[begin PROVIDED DATA]

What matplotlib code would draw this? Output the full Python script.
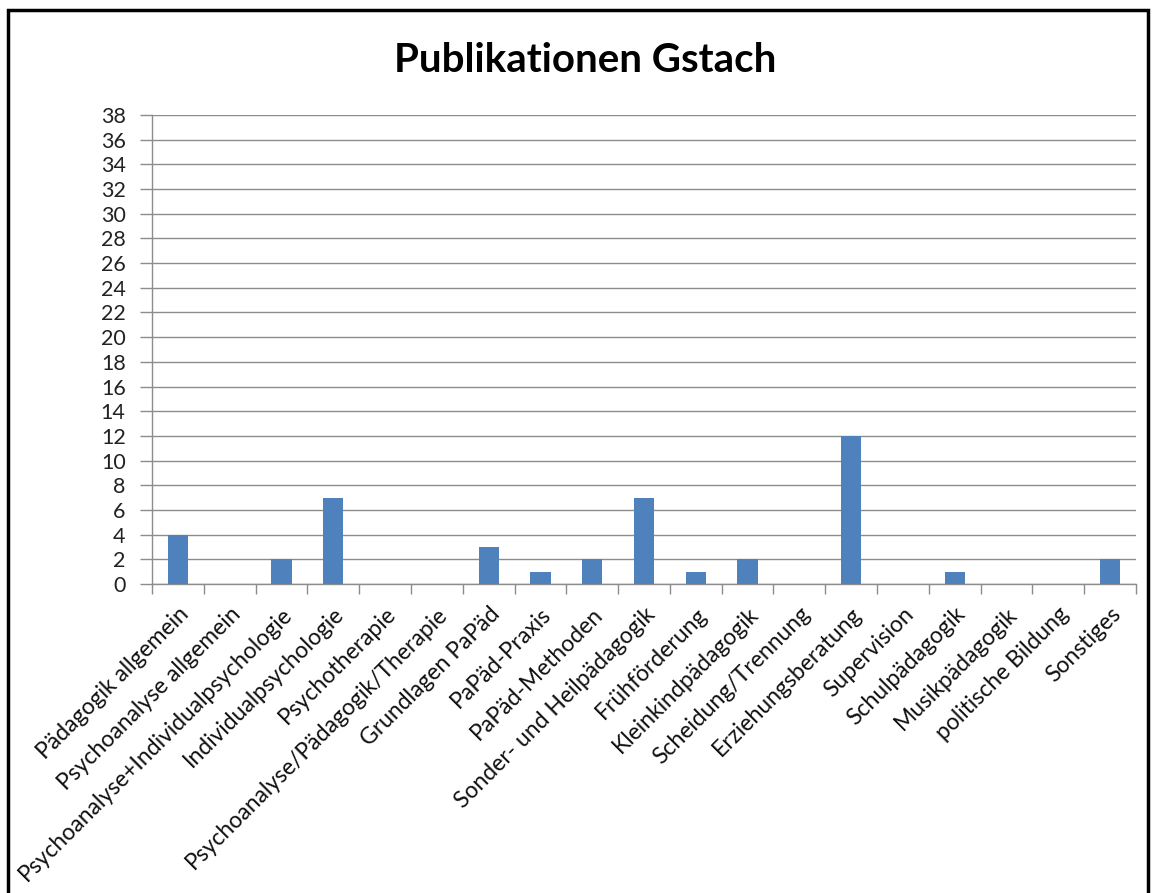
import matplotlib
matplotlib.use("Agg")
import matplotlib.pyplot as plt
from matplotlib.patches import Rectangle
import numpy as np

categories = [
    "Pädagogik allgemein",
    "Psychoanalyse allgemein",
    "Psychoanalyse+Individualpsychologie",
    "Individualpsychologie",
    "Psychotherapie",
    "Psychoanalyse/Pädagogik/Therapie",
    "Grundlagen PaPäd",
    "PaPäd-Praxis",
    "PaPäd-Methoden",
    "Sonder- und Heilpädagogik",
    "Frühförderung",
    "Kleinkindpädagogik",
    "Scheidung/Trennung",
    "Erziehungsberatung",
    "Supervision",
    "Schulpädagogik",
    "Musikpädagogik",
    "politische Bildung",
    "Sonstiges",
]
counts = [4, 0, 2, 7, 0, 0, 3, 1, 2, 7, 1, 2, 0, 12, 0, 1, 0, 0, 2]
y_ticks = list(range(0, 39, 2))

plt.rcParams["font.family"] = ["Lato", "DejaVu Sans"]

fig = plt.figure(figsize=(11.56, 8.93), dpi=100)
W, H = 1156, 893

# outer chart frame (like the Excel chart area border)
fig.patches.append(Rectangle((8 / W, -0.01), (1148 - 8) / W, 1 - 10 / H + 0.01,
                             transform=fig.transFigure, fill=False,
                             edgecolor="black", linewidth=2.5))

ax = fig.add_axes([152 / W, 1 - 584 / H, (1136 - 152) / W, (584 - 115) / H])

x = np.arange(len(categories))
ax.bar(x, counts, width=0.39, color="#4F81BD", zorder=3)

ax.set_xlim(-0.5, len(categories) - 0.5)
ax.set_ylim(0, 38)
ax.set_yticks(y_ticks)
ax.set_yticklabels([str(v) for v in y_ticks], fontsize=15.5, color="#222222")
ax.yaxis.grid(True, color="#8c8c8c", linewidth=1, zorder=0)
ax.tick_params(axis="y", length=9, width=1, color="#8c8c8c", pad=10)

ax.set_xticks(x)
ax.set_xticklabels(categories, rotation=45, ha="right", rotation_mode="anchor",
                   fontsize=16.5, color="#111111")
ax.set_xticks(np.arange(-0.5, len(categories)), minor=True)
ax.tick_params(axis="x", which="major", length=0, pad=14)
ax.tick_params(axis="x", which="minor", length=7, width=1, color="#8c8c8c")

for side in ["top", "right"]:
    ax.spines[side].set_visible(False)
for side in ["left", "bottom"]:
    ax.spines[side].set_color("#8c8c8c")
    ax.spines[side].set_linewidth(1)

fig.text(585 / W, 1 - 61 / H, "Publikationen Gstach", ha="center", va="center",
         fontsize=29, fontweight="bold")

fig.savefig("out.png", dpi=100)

[end PROVIDED DATA]

WHAT THIS TASK INVOLVES: Return the listing above in full and without alteration, excluding its pictures.

RESULT FOR THIS TASK:
What matplotlib code would draw this? Output the full Python script.
import matplotlib
matplotlib.use("Agg")
import matplotlib.pyplot as plt
from matplotlib.patches import Rectangle
import numpy as np

categories = [
    "Pädagogik allgemein",
    "Psychoanalyse allgemein",
    "Psychoanalyse+Individualpsychologie",
    "Individualpsychologie",
    "Psychotherapie",
    "Psychoanalyse/Pädagogik/Therapie",
    "Grundlagen PaPäd",
    "PaPäd-Praxis",
    "PaPäd-Methoden",
    "Sonder- und Heilpädagogik",
    "Frühförderung",
    "Kleinkindpädagogik",
    "Scheidung/Trennung",
    "Erziehungsberatung",
    "Supervision",
    "Schulpädagogik",
    "Musikpädagogik",
    "politische Bildung",
    "Sonstiges",
]
counts = [4, 0, 2, 7, 0, 0, 3, 1, 2, 7, 1, 2, 0, 12, 0, 1, 0, 0, 2]
y_ticks = list(range(0, 39, 2))

plt.rcParams["font.family"] = ["Lato", "DejaVu Sans"]

fig = plt.figure(figsize=(11.56, 8.93), dpi=100)
W, H = 1156, 893

# outer chart frame (like the Excel chart area border)
fig.patches.append(Rectangle((8 / W, -0.01), (1148 - 8) / W, 1 - 10 / H + 0.01,
                             transform=fig.transFigure, fill=False,
                             edgecolor="black", linewidth=2.5))

ax = fig.add_axes([152 / W, 1 - 584 / H, (1136 - 152) / W, (584 - 115) / H])

x = np.arange(len(categories))
ax.bar(x, counts, width=0.39, color="#4F81BD", zorder=3)

ax.set_xlim(-0.5, len(categories) - 0.5)
ax.set_ylim(0, 38)
ax.set_yticks(y_ticks)
ax.set_yticklabels([str(v) for v in y_ticks], fontsize=15.5, color="#222222")
ax.yaxis.grid(True, color="#8c8c8c", linewidth=1, zorder=0)
ax.tick_params(axis="y", length=9, width=1, color="#8c8c8c", pad=10)

ax.set_xticks(x)
ax.set_xticklabels(categories, rotation=45, ha="right", rotation_mode="anchor",
                   fontsize=16.5, color="#111111")
ax.set_xticks(np.arange(-0.5, len(categories)), minor=True)
ax.tick_params(axis="x", which="major", length=0, pad=14)
ax.tick_params(axis="x", which="minor", length=7, width=1, color="#8c8c8c")

for side in ["top", "right"]:
    ax.spines[side].set_visible(False)
for side in ["left", "bottom"]:
    ax.spines[side].set_color("#8c8c8c")
    ax.spines[side].set_linewidth(1)

fig.text(585 / W, 1 - 61 / H, "Publikationen Gstach", ha="center", va="center",
         fontsize=29, fontweight="bold")

fig.savefig("out.png", dpi=100)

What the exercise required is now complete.